Secondly, the state-space system must be formulated as a first-order matrix difference equation by further augmenting the state vector with each of the lags of the state and control vectors, as in Chow (1975, pp. 227 – 238). Thirdly, the state vector must further be augmented by including the state and control target vectors, as in Crowley and Hudgins (2015, 2017). These augmentations to the original state vector substantially increase the number of state variables when there are multiple state and control variables and/or multiple lags. The new augmented state vector is given by Eq. (3):

$$ {\varvec{x}}_{k} = \left[ {c_{k} ; {\varvec{y}}_{k}^{T} ; {\varvec{y}}_{k - 1}^{T} ;\ldots ; {\varvec{y}}_{{k - \rho }}^{T} ; {\varvec{z}}_{k - 1}^{T} ; {\varvec{z}}_{k - 2}^{T} ;\ldots ; {\varvec{z}}_{{k - \theta }}^{T} ; {\varvec{y}}*_{k}^{T} ; {\varvec{z}}*_{k - 1}^{T} } \right]^{{ T}} $$
(3)

Fourthly, a new control vector uk needs to be defined as in Crowley and Hudgins (2015), where the new vector embeds the original control tracking errors as follows:

$$ {\varvec{u}}_{{ k }} = \left[ {u_{{ 1, k }} ; u_{{ 2, k }} ;\ldots ; u_{{ m, k }} } \right]^{{ T}} \;\;u_{{ j, k}} = {z}_ {j, k} - {z}^{*}_{{j, k }} \;\;\;{\text{for}}j = { 1}, \, \ldots,m $$
(4)

The control target variables are then added to each of the state equations that contain these variables, where the values of the original control variables (zj, k) can be recovered with a one-period lag by embedding them within the augmented state vector (xk) in Eq. (3).
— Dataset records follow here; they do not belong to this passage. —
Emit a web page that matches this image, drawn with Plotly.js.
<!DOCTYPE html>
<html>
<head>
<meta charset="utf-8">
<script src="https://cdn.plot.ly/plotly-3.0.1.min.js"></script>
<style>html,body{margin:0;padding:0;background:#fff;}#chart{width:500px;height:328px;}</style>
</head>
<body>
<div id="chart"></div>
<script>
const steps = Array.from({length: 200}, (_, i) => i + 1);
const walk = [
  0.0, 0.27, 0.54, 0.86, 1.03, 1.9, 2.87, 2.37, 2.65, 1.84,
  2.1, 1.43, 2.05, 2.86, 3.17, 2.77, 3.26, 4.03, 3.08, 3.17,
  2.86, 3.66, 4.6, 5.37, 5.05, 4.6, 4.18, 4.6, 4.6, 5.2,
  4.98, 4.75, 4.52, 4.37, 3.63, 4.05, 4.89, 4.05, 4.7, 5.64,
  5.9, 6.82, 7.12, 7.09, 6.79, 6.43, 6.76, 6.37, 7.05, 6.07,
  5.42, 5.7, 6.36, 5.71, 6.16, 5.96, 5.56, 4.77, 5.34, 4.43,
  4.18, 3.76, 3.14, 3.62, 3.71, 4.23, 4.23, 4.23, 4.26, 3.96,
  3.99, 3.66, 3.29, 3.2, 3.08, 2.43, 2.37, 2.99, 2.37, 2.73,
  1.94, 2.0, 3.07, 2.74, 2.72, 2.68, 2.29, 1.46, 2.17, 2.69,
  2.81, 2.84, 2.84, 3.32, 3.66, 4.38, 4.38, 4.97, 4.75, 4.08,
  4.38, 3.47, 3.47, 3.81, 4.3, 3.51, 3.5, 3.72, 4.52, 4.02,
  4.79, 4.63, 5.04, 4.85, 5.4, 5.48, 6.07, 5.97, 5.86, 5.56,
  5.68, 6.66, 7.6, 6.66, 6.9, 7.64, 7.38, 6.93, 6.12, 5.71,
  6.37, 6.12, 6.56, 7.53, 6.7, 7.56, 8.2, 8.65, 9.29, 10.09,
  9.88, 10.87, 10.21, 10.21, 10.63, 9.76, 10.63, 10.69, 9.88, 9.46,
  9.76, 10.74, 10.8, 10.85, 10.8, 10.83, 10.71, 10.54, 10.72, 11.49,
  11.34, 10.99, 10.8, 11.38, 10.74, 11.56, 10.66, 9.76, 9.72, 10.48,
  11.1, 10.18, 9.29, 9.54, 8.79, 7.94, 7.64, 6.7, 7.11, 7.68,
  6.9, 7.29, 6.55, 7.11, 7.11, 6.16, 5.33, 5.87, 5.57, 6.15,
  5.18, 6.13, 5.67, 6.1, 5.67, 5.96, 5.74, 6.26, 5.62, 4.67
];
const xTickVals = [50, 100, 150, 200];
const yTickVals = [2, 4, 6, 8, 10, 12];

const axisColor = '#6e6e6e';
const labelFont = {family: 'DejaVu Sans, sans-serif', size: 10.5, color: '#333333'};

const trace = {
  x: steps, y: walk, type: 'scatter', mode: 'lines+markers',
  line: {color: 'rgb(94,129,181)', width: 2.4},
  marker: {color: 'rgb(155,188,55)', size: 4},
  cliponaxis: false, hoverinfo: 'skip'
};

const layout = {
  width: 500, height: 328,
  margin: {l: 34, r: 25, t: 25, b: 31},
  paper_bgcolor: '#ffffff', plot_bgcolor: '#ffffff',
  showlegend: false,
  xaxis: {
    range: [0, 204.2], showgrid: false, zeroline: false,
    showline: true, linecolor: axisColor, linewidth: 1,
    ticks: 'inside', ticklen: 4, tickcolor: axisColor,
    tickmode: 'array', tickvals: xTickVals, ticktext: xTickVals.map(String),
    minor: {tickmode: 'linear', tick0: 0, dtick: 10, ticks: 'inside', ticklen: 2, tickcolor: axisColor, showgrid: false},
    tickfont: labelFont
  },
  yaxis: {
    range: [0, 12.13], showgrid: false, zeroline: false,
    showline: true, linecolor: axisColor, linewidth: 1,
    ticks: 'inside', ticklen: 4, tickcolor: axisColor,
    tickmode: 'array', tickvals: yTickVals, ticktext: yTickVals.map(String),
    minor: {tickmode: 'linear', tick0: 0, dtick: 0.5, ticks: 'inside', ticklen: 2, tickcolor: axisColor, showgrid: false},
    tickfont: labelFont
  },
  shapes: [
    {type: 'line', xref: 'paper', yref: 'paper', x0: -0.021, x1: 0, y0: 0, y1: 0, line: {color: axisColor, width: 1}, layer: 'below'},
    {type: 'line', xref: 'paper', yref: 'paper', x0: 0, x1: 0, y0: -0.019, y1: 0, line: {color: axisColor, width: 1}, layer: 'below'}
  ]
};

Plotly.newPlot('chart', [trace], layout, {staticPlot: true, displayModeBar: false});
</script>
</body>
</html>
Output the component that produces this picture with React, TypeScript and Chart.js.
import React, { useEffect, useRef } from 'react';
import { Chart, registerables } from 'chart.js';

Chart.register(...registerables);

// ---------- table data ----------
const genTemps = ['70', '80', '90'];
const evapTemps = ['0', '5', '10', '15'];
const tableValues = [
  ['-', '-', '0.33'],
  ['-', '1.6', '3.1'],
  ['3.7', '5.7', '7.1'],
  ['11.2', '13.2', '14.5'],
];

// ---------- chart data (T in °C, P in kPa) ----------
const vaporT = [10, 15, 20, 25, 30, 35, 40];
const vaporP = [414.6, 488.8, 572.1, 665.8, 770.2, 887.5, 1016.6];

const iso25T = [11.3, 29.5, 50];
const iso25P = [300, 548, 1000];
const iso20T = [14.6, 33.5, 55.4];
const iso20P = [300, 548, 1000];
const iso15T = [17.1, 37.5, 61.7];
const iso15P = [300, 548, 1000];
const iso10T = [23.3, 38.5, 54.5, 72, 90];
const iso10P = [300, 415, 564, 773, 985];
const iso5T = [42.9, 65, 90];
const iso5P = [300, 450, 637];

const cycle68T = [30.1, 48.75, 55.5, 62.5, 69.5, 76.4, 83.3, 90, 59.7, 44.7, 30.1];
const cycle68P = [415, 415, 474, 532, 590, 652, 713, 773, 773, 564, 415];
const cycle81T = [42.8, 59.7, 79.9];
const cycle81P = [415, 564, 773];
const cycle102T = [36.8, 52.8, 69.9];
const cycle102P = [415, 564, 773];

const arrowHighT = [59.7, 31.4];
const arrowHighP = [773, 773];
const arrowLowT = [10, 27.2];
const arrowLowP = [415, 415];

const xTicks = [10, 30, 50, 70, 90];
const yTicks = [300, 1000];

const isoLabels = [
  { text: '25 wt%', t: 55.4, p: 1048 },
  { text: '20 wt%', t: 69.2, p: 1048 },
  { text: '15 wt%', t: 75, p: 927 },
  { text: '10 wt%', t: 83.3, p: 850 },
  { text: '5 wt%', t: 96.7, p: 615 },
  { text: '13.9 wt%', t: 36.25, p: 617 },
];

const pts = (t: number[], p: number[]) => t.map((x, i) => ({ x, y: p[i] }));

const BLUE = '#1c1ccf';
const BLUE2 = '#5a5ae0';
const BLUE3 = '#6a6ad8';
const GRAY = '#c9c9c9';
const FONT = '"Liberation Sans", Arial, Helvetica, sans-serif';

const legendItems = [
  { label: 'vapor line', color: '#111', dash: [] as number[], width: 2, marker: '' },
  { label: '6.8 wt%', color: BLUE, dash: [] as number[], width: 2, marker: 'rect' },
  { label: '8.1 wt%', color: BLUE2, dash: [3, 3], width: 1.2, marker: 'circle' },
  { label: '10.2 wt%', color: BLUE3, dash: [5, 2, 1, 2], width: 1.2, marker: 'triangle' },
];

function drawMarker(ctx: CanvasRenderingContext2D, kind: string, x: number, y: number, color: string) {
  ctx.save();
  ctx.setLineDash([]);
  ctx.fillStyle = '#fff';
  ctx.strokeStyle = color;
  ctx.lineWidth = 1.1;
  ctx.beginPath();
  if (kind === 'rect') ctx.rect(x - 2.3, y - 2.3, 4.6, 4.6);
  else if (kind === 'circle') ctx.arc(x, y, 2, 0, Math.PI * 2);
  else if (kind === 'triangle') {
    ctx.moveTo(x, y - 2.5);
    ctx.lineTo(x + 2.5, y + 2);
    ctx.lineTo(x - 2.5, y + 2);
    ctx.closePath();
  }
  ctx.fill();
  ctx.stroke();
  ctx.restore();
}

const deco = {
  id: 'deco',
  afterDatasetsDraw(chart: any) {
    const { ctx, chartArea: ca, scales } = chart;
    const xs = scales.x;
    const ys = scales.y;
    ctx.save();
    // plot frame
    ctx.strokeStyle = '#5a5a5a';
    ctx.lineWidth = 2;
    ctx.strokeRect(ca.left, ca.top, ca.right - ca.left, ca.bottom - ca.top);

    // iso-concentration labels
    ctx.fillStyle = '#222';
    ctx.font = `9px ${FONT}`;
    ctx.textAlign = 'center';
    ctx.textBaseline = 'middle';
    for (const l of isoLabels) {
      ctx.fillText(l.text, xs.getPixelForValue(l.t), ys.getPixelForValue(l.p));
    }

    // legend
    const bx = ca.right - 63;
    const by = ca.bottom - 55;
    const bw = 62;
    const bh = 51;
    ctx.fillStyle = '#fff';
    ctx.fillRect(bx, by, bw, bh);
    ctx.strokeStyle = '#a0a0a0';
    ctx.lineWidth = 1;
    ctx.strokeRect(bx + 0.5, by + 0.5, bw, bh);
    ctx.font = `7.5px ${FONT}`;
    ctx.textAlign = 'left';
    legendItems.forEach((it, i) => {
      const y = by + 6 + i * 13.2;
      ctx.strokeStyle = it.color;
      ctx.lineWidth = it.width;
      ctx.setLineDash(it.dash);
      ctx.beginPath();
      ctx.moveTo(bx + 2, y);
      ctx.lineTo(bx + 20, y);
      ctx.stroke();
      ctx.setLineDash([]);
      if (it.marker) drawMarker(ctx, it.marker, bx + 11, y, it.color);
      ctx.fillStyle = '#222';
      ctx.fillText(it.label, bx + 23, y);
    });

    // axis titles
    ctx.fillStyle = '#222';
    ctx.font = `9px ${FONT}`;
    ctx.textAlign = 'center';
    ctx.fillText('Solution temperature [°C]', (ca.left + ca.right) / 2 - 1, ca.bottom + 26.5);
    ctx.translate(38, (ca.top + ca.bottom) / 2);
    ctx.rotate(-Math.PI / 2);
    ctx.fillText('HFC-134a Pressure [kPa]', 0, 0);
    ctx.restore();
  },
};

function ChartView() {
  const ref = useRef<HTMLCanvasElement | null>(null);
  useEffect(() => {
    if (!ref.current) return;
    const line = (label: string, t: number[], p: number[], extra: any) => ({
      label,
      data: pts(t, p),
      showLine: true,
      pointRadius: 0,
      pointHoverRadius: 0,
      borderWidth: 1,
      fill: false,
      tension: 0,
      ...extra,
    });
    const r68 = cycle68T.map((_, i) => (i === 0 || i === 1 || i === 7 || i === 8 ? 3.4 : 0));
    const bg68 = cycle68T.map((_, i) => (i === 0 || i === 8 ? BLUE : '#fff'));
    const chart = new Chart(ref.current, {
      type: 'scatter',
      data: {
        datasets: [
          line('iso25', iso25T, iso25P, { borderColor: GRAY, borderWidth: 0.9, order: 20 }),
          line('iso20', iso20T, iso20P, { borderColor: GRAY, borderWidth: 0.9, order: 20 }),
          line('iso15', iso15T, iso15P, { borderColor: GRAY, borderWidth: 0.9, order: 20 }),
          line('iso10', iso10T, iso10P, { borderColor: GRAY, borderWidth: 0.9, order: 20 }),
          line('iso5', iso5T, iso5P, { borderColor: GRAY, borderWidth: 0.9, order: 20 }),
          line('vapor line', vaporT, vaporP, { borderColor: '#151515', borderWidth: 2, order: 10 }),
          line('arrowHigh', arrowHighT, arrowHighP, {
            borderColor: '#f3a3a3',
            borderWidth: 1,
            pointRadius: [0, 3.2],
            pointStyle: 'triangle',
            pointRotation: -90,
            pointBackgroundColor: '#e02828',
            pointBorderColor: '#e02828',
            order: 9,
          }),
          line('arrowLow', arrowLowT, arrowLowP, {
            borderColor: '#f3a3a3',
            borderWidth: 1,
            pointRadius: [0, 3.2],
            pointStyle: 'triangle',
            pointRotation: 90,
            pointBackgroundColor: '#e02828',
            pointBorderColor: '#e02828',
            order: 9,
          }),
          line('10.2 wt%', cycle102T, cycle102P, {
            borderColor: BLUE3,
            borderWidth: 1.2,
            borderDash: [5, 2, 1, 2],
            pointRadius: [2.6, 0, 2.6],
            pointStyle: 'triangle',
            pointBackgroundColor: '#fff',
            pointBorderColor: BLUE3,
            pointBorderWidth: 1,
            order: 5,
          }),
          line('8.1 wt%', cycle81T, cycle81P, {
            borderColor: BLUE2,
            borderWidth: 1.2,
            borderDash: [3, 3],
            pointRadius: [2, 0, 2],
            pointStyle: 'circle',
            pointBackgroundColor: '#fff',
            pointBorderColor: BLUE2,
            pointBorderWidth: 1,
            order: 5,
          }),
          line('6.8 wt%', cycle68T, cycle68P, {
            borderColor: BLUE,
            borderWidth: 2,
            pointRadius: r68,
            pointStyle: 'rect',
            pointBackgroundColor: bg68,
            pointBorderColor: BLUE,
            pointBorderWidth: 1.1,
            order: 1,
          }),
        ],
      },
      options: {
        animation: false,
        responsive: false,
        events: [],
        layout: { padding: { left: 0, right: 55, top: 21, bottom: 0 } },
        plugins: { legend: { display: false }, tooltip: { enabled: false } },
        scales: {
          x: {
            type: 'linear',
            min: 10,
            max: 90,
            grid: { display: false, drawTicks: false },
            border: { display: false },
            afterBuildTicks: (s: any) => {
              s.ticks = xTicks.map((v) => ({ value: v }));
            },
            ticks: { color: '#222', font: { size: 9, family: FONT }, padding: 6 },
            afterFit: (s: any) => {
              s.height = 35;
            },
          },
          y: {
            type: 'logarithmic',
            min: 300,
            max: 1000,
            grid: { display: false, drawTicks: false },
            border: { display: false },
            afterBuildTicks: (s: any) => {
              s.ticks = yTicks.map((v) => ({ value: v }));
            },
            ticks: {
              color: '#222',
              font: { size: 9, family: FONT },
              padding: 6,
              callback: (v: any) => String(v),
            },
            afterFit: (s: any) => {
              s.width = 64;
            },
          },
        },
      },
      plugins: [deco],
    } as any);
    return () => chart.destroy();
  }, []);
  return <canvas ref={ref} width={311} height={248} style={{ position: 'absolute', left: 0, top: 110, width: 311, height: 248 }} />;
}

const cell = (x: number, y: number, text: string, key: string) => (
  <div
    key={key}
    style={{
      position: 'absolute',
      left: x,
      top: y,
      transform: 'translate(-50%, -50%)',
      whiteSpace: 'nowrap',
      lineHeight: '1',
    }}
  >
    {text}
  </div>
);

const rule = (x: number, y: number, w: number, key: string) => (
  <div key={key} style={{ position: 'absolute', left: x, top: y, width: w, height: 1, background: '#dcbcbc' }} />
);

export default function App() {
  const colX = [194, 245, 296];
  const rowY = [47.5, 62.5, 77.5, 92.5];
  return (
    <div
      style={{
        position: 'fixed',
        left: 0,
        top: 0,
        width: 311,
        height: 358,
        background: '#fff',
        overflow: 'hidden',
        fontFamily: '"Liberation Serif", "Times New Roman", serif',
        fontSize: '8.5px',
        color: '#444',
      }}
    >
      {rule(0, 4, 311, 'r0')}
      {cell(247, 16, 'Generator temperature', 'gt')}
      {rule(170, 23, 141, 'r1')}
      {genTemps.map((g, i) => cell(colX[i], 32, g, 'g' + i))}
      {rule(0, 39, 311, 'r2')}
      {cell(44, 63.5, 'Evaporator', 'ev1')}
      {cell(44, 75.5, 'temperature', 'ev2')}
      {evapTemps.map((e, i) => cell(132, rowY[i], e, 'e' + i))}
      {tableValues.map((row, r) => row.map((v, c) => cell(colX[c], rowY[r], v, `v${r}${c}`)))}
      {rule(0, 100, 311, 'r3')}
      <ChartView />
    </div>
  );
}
Upon completion of the above transformations, the LQ tracking model can be written in a standard LQ-regulator format, where the policy objective is to minimize the performance index in Eq. (5) subject to the state Eq. (6), where xk is the new augmented state vector, and wk is a vector of disturbance terms that contain the sum of indistinguishable random variable errors and model misspecification errors. The matrices Θf and Θk are augmented to become Qf and Qk so that they can incorporate the new expanded state and control vectors.

$$ \mathop {\min }\limits_{{\varvec{u}}} E ( J ) = {\varvec{x}}_{{ K + 1 }}^{{ T}} {\varvec{Q}}_{{ f}} {\varvec{x}}_{{ K + 1}} \;\; + \;\;\sum\limits_{{k = 1}}^{K} {\left[ {{\varvec{x}}_{{ k }}^{{ T}} {\varvec{Q}}_{{ k}} {\varvec{x}}_{{ k}} + {\varvec{u}}_{{ k }}^{{ T}} {\varvec{R}}_{{ k}} {\varvec{u}}_{{ k}} } \right]} $$
(5)
$$ {\varvec{x}}_{{ k + 1}} = {\varvec{A}}_{{ k}} {\varvec{x}}_{{ k}} + {\varvec{B}}_{{ k}} {\varvec{u}}_{{ k}} + {\varvec{D}}_{{ k}} {\varvec{w}}_{{ k}} \;\; {\varvec{x}}\left( {1} \right) = {\varvec{x}}_{1} $$
(6)

Qf is a positive semi-definite matrix,

Qk is a positive semi-definite matrix, for all k = 1, 2, …, K

Rk is positive definite, for all k = 1, 2, …, K

k \(\in\) [1, K] x \(\in\) \({\mathbf{\mathbb{R}}}^{n}\) u \(\in\) U \(\subset\) U w \(\in\) W \(\subset\) W,

U is the control constraint set, which is a subset of the Hilbert space U.

W is the disturbance constraint set, which is a subset of the Hilbert space W.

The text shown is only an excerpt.